In a way, Geller’s final chapter brings all of these separate threads together. With still and moving cameras clicking and whirring, ethnography/evangelism/ commercial reconnaissance met the rude tourist impulse. What was the difference to the Dene or Inuit? Did they retain “creative control” of these images? Geller’s answer is an emphatic (and occasionally repetitive) “No.” He contends that the North was remade to suit the agendas of the institutions holding a stake in its “opening”—remade to be comprehensible in the south. It is unfortunate that there were not more extensive photographic records left by women like Florence Hirst, or by the HBC ship Nascopie, for such sources might well have rated their own chapters.

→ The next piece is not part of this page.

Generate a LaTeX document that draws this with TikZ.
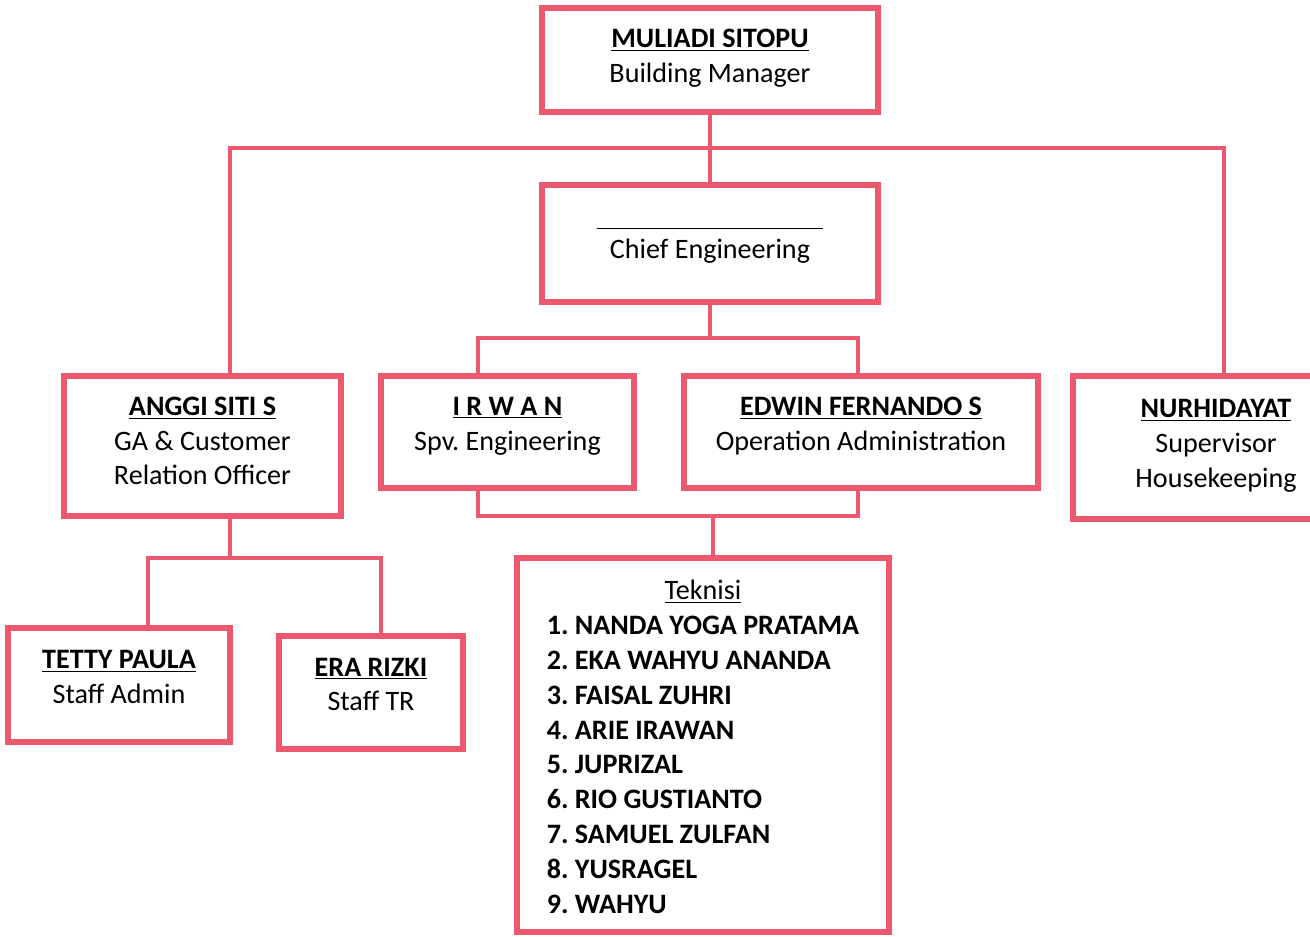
\documentclass[tikz,border=0pt]{standalone}
\usepackage{fontspec}
\setmainfont{Carlito}
\usetikzlibrary{positioning}
\definecolor{orgpink}{RGB}{236,88,110}

\begin{document}
\frenchspacing
\begin{tikzpicture}[
  x=0.02cm, y=-0.02cm,
  box/.style={rectangle, draw=orgpink, line width=3pt, line join=miter, fill=white, inner sep=0pt},
  txt/.style={align=center, yshift=0.12cm},
  link/.style={draw=orgpink, line width=2.6pt},
  font=\fontsize{16}{19.85}\selectfont
]
  \useasboundingbox (0,0) rectangle (1310,936);

  % Boxes
  \node[box, minimum width=6.72cm, minimum height=2.08cm,
    label={[txt, yshift=-0.08cm]center:{\textbf{\underline{MULIADI SITOPU}}\\Building Manager}}] (muliadi) at (710,60) {};
  \node[box, minimum width=6.72cm, minimum height=2.34cm,
    label={[txt, yshift=-0.14cm]center:{\underline{\hspace{4.54cm}}\\[-1pt]Chief Engineering}}] (chief) at (710,243.5) {};
  \node[box, minimum width=5.54cm, minimum height=2.80cm,
    label={[txt, yshift=-0.02cm]center:{\textbf{\underline{ANGGI SITI S}}\\GA \& Customer\\Relation Officer}}] (anggi) at (202.5,446) {};
  \node[box, minimum width=5.06cm, minimum height=2.24cm,
    label={[txt]center:{\textbf{\underline{I R W A N}}\\Spv. Engineering}}] (irwan) at (507.5,432) {};
  \node[box, minimum width=7.08cm, minimum height=2.24cm,
    label={[txt]center:{\textbf{\underline{EDWIN FERNANDO S}}\\Operation Administration}}] (edwin) at (861,432) {};
  \node[box, minimum width=5.72cm, minimum height=2.86cm,
    label={[txt, yshift=-0.08cm]center:{\textbf{\underline{NURHIDAYAT}}\\Supervisor\\Housekeeping}}] (nurhid) at (1216,447.5) {};
  \node[box, minimum width=4.44cm, minimum height=2.28cm,
    label={[txt, yshift=0.04cm]center:{\textbf{\underline{TETTY PAULA}}\\Staff Admin}}] (tetty) at (119,685) {};
  \node[box, minimum width=3.68cm, minimum height=2.26cm,
    label={[txt, yshift=0.04cm]center:{\textbf{\underline{ERA RIZKI}}\\Staff TR}}] (era) at (371,692.5) {};
  \node[box, minimum width=7.44cm, minimum height=7.48cm,
    label={[txt, yshift=-0.21cm]center:{%
    \begin{tabular}{@{}l@{}}
      \multicolumn{1}{c}{\underline{Teknisi}}\\
      \textbf{1. NANDA YOGA PRATAMA}\\
      \textbf{2. EKA WAHYU ANANDA}\\
      \textbf{3. FAISAL ZUHRI}\\
      \textbf{4. ARIE IRAWAN}\\
      \textbf{5. JUPRIZAL}\\
      \textbf{6. RIO GUSTIANTO}\\
      \textbf{7. SAMUEL ZULFAN}\\
      \textbf{8. YUSRAGEL}\\
      \textbf{9. WAHYU}
    \end{tabular}}}] (teknisi) at (703,745) {};

  % Junctions
  \coordinate (busl) at (230,148);
  \coordinate (busr) at (1224,148);
  \coordinate (engl) at (478,338);
  \coordinate (engr) at (858,338);
  \coordinate (tekl) at (478,516);
  \coordinate (tekr) at (858,516);
  \coordinate (tekm) at (713,516);
  \coordinate (staffl) at (148,558);
  \coordinate (staffr) at (381,558);

  % Connectors
  \draw[link] (muliadi.south) -- (chief.north);
  \draw[link] (busl |- anggi.north) -- (busl) -- (busr) -- (busr |- nurhid.north);
  \draw[link] (chief.south) -- (chief.south |- engl);
  \draw[link] (engl |- irwan.north) -- (engl) -- (engr) -- (engr |- edwin.north);
  \draw[link] (tekl |- irwan.south) -- (tekl) -- (tekr) -- (tekr |- edwin.south);
  \draw[link] (tekm) -- (tekm |- teknisi.north);
  \draw[link] (busl |- anggi.south) -- (busl |- staffl);
  \draw[link] (staffl |- tetty.north) -- (staffl) -- (staffr) -- (staffr |- era.north);
\end{tikzpicture}
\end{document}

Geller writes clearly and carefully, and has set this specialized study into the broader historical context well, without trying to re-interpret that context for the reader. Errors of fact, when they appear, are not of great consequence. For example, it was 1965 (not 1964 as Geller writes) when Canada first flew its current flag. Lastly, a word on the book’s construction: the glossy paper used makes this feel like a birding book or travel guidebook. This was probably done to allow better reproduction of the photographs. Whatever the reason, for the southern reader looking at physically (and now temporally) distant subjects, this choice, like much of Geller’s argument about images of the North, is thoughtful and appropriate.

Inuit women and children in front of the ruins of Prince of Wales Fort, Churchill, circa 1920.